Capturing Feeling in Music: The Work of John Williams.

He is one of the most famous film composers of the past 60 years or so, with his classic music pieces becoming infamous with film and music lovers alike, John Williams is without a doubt the most amazing film score composer to grace our ears for the past six decades. His amazing music is my personal favourite, which I guess you have guessed from the rave opening comments about him in this post so far. There are so many other film score composers that are out there that are also brilliant, but for me, Williams and his unmistakable sound stand out way above all the rest for me.

Weirdly enough, I have had a love for his music since quite a young age, something that I guess isn’t that surprising when I grew up watching films like ET the Extra Terrestrial (1982) and Jurassic Park (1993) as well as many others. There was something just completely magical about the music he composed to accompany so many of my favourite films, something that completely drew me in and hypnotised me with every note and with every key change. My love for Williams’ music grew even more when at the beginning of 2012, I discovered a compilation album of all of his best work from some of the best films around on an online shop. Needless to say, I ordered it straight away, and a year and a half later I can’t get enough of it. It’s amazing how powerful and strong you can feel walking along the road at uni, coming back from doing a weekly food shop by simply listening to Darth Vader’s theme. Try it for yourselves, you get a new stride in your step.
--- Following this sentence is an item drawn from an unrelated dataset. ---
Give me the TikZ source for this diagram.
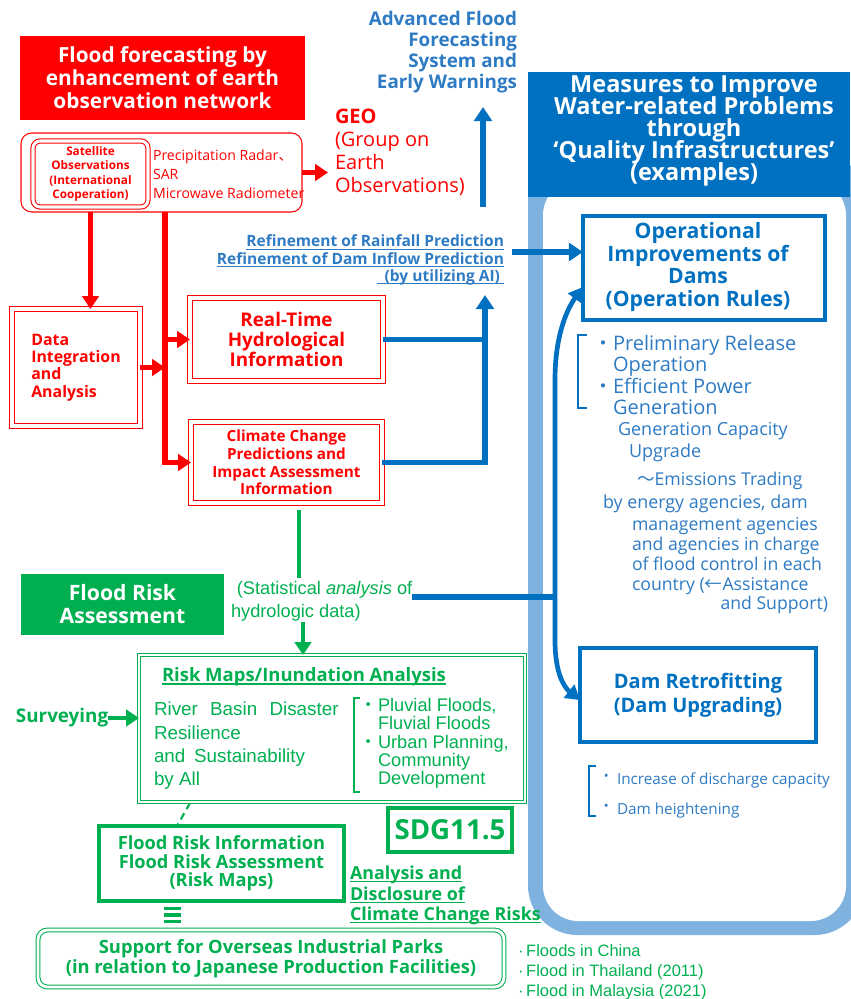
\documentclass[tikz,border=0pt]{standalone}
\usepackage{fontspec}
\setmainfont{Open Sans}
\newfontfamily\arialf{Liberation Sans}
\newfontfamily\cjk{Noto Sans CJK JP}
\usetikzlibrary{arrows.meta,calc}
\definecolor{ffred}{HTML}{FF0000}
\definecolor{ffgreen}{HTML}{00B050}
\definecolor{dkblue}{HTML}{0070C0}
\definecolor{txblue}{HTML}{2E7BC4}
\definecolor{band}{HTML}{80B2DF}
\newcommand\fs[2]{\fontsize{#1}{#2}\selectfont\lineskiplimit=-100pt\relax}
\newsavebox\ulbox
\newcommand\uln[1]{\sbox\ulbox{#1}\rlap{\rule[-2.3pt]{\wd\ulbox}{0.9pt}}\usebox\ulbox}
\tikzset{
 sz/.style 2 args={minimum width={#1*0.85pt},minimum height={#2*0.85pt}},
 nsep/.style={inner sep=0pt, outer sep=0pt},
 redbox/.style={nsep, draw=ffred, double=white, double distance=2.6pt, line width=0.9pt, text=ffred, align=center, font=\bfseries},
 grnbox/.style={nsep, draw=ffgreen, double=white, double distance=2.4pt, line width=0.9pt, text=ffgreen, align=center, font=\bfseries},
 bluebox/.style={nsep, draw=dkblue, line width=3pt, text=dkblue, align=center, font=\bfseries},
 gbox/.style={nsep, draw=ffgreen, line width=3pt, text=ffgreen, align=center, font=\bfseries},
 rarrow/.style={draw=ffred, line width=4.5pt, -{Triangle[length=11pt,width=14pt]}},
 barrow/.style={draw=dkblue, line width=4.5pt, -{Triangle[length=12pt,width=15pt]}},
 bline/.style={draw=dkblue, line width=4.5pt},
 garrow/.style={draw=ffgreen, line width=3.5pt, -{Triangle[length=11pt,width=14pt]}},
 gline/.style={draw=ffgreen, line width=3.5pt},
 btext/.style={nsep, text=txblue, align=left},
}
\begin{document}
\begin{tikzpicture}[x=0.85pt,y=-0.85pt]
\useasboundingbox (0,0) rectangle (850,999);
% right frame
\fill[band, rounded corners=42pt] (528,150) rectangle (864,935);
\fill[white, rounded corners=30pt] (543,180) rectangle (846,921);
\node[nsep, fill=dkblue, sz={322}{125}] (hdr) at (689,134.5) {};
\node[nsep, text=white, font=\bfseries\fs{20}{18.7}, align=center] (hdrt) at (694,131) {Measures to Improve\\Water-related Problems\\through\\‘Quality Infrastructures’\\(examples)};

% red title
\node[nsep, fill=ffred, text=white, font=\bfseries\fs{17.7}{19.5}, align=center, sz={285}{84}] (ff) at (162.5,78) {Flood forecasting by\\enhancement of earth\\observation network};

\node[nsep, draw=ffred, line width=0.9pt, rounded corners=9pt, sz={281}{79}] (satg) at (161.5,172.5) {};
\node[redbox, rounded corners=6pt, sz={115}{66}, font=\bfseries\fs{10}{12.3}] (satb) at (90.5,174) {Satellite\\Observations\\(International\\Cooperation)};
\node[nsep, text=ffred, align=left, font=\fs{12}{16}, anchor=west] (satt) at (153,174) {Precipitation Radar{\cjk 、}\\SAR\\Microwave Radiometer};
\node[nsep, text=ffred, align=left, font=\fs{17}{19.5}, anchor=west] (geo) at (335,152) {\textbf{GEO}\\(Group on\\Earth\\Observations)};
\draw[rarrow] (satg.east) -- ($(satg.east -| geo.west)+(-7,0)$);

% advanced
\node[nsep, text=txblue, align=right, font=\bfseries\fs{16}{17.8}, anchor=east] (adv) at (517,52.5) {Advanced Flood\\Forecasting\\System and\\Early Warnings};
\coordinate (upA) at (483,207);
\coordinate (upB) at (483,107);
\draw[barrow] (upA) -- (upB);

% refinement
\node[nsep, text=txblue, align=right, font=\bfseries\fs{13.2}{14.6}, anchor=east] (ref) at (504,260) {\uln{Refinement of Rainfall Prediction}\\\uln{Refinement of Dam Inflow Prediction}\\\uln{\ \ (by utilizing AI)\ }};

% operational box
\node[bluebox, sz={242}{104}] (op) at (704,268) {};
\node[nsep, text=dkblue, align=center, font=\bfseries\fs{18}{19.5}] (opt) at (698,267) {Operational\\Improvements of\\Dams\\(Operation Rules)};
\coordinate (rfa) at (512,252);
\draw[barrow] (rfa) -- (rfa -| op.west);

% red boxes
\node[redbox, sz={128}{117}, font=\bfseries\fs{13.5}{14.7}, align=left] (di) at (76,367.5) {Data\\Integration\\and\\Analysis};
\node[redbox, sz={193}{83}, font=\bfseries\fs{16}{17}] (rt) at (286.5,339.5) {Real-Time\\Hydrological\\Information};
\node[redbox, sz={191}{81}, font=\bfseries\fs{13}{15}] (cc) at (286.5,462.5) {Climate Change\\Predictions and\\Impact Assessment\\Information};

\coordinate (tr) at (165,0);
\draw[rarrow] (satb.south |- satg.south) -- (satb.south |- di.north);
\draw[rarrow] (tr |- satg.south) -- (tr |- cc.west) -- (cc.west);
\draw[rarrow] (tr |- rt.west) -- (rt.west);
\draw[rarrow] (di.east) -- (tr |- di.east);

% blue from red boxes
\coordinate (upt) at (485,295);
\draw[bline] (rt.east) -- (rt.east -| upt);
\draw[barrow] (cc.east) -| (upt);

% green section
\coordinate (g2) at (299,578);
\draw[gline, shorten <=6pt] (cc.south -| g2) -- (g2);
\node[nsep, fill=ffgreen, text=white, font=\bfseries\fs{18}{19.5}, align=center, sz={203}{61}] (fra) at (122.5,604.5) {Flood Risk\\Assessment};
\node[nsep, text=ffgreen, font=\arialf\fs{15.5}{19.5}, align=left, anchor=west] (st) at (231,601.5) {\hspace*{5pt}(Statistical \textit{analysis} of\\hydrologic data)};
\coordinate (cv) at (555,597);
\draw[bline] (st.east |- cv) -- (cv);

\node[grnbox, sz={386}{147}] (rm) at (332,728.5) {};
\coordinate (g3) at (303,622);
\draw[garrow] (g3) -- (g3 |- rm.north);
\node[nsep, text=ffgreen, font=\bfseries\fs{15.7}{19}, anchor=west] (rmt) at (162,677) {\uln{Risk Maps/Inundation Analysis}};
\node[nsep, text=ffgreen, font=\arialf\fs{16}{19.8}, align=left, anchor=west] (rml) at (154,746) {River\hspace{6pt} Basin\hspace{6pt} Disaster\\Resilience\\and\hspace{3pt} Sustainability\\by All};
\draw[ffgreen, line width=1.6pt] (360,698) -- (354,698) -- (354,792) -- (360,792);
\node[nsep, text=ffgreen, font=\arialf\fs{15.5}{15.6}, align=left, anchor=west] (rmr) at (378,743.5) {\llap{\cjk ・}Pluvial Floods,\\Fluvial Floods\\\llap{\cjk ・}Urban Planning,\\Community\\Development};

\node[nsep, text=ffgreen, font=\bfseries\fs{16}{19}, anchor=west] (sv) at (16,718) {Surveying};
\draw[garrow] (sv.east) -- (sv.east -| rm.west);

\node[gbox, sz={245}{75}, font=\bfseries\fs{15.5}{15.7}] (fri) at (221.5,863.5) {Flood Risk Information\\Flood Risk Assessment\\(Risk Maps)};
\draw[ffgreen, line width=1.8pt, dash pattern=on 6pt off 4pt] ($(rm.south west)+(51,1)$) -- ($(fri.north west)+(78,0)$);
\node[gbox, sz={124}{44}, font=\bfseries\fs{23.5}{24}] (sdg) at (450,830) {SDG11.5};
\node[nsep, text=ffgreen, font=\bfseries\fs{15.2}{17.4}, align=left, anchor=west] (adc) at (350,895.5) {\uln{Analysis and}\\\uln{Disclosure of}\\\uln{Climate Change Risks}};
\foreach \yy in {908.5,915,921.5} \draw[ffgreen, line width=2.6pt] (164,\yy) -- (181,\yy);
\node[grnbox, rounded corners=8pt, sz={466}{57}, font=\bfseries\fs{15.6}{17}] (spo) at (271,958.5) {Support for Overseas Industrial Parks\\(in relation to Japanese Production Facilities)};
\node[nsep, text=ffgreen, font=\arialf\fs{14}{17}, align=left, anchor=west] (fl) at (518,972) {·\,Floods in China\\·\,Flood in Thailand (2011)\\·\,Flood in Malaysia (2021)};

% right panel texts
\draw[dkblue, line width=1.8pt] (587,335) -- (578,335) -- (578,408) -- (587,408);
\node[btext, font=\fs{17}{18.1}, anchor=west] (pr) at (613,375) {\llap{\cjk ・}Preliminary Release\\Operation\\\llap{\cjk ・}Efficient Power\\Generation};
\node[btext, font=\fs{15.3}{18}, anchor=west] (gc) at (618,431) {Generation Capacity};
\node[btext, font=\fs{15.3}{18}, anchor=west] (ug) at (629,453) {Upgrade};
\node[btext, font=\fs{15}{18}, anchor=west] (et) at (637,481) {{\cjk ～}Emissions Trading};
\node[btext, font=\fs{15.2}{17}, anchor=west] (be) at (603,504) {by energy agencies, dam};
\node[btext, font=\fs{15}{17}, anchor=west] (ma) at (632,556) {management agencies\\and agencies in charge\\of flood control in each\\country ({\cjk ←}Assistance};
\node[btext, font=\fs{15}{17}, anchor=east] (as) at (828,605) {and Support)};

\node[bluebox, sz={236}{94}, font=\bfseries\fs{17}{20.4}] (dr) at (698,695) {Dam Retrofitting\\(Dam Upgrading)};
\draw[dkblue, line width=1.8pt] (596,766) -- (589,766) -- (589,816) -- (596,816);
\node[btext, font=\fs{13}{25.5}, anchor=west] (ic) at (617,795) {\llap{\raisebox{3pt}{\fs{11}{11}•}\hspace{7pt}}Increase of discharge capacity\\\llap{\raisebox{3pt}{\fs{11}{11}•}\hspace{7pt}}Dam heightening};

% curved double arrow
\coordinate (ptop) at ($(op.south west)+(0,-33)$);
\coordinate (pbot) at ($(dr.west)+(0,5)$);
\draw[dkblue, line width=4pt, {Triangle[length=12pt,width=14pt]}-{Triangle[length=12pt,width=14pt]}] (ptop) .. controls (570,305) and (555,330) .. (555,380) -- (555,640) .. controls (555,675) and (565,688) .. (pbot);
\end{tikzpicture}
\end{document}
When you listen to John Williams many works of pure genius, you not only listen to the music, you get completely absorbed into it. It is almost like you are transported into the world he has written the piece for; you leave the world you are sitting in and find yourself in whatever fantasy world he has written the music for. Surrounded by dinosaurs, in New York City with Superman flying above your head keeping the world safe from all crime, in the jungle on some sort of adventure with Indiana Jones, even swimming in shark infested waters with a menacing great white shark deciding that you are it’s latest prey (as happy as that sounds, which it isn’t for me, being completely terrified of sharks), the possibilities really are endless when you listen to his work.

I think what makes the music of these films (most of which are Steven Spielberg directed, who happens to be my favourite director) is that Williams has captured the feeling of these films down to a T. The theme song for Schindler’s List (1993) captures the utter emotional turmoil and distraught nature of everything to do with the Holocaust, for the victims, the survivors, and for those of us today who can only imagine what I was like to experience one of the most disturbing and horrific catastrophes in history. With the Superman (1978) theme, the power, strength and good nature of the legendary superhero is emphasised to the audience, making him seem untouchable, and, no matter what, you will always be safe when he is around. Jurassic Park (1993), which is one of my all time favourite films and my personal favourite theme for a film, makes the listener feel like they are walking amongst the prehistoric giants watering by the lake, seeing the wonder of the extinct species that captivates people across the world standing before your eyes, before going on to feeling the utter fear and dread of a Tyrannosaurus rex descending to attack.

The feeling that is within these works of art is astounding, and something that although is done well by so many other film score composers, is done by Williams as a cut above the rest. For me. no one can and ever will come close to this obvious talent of getting across the feelings of an entire film, into pieces of music.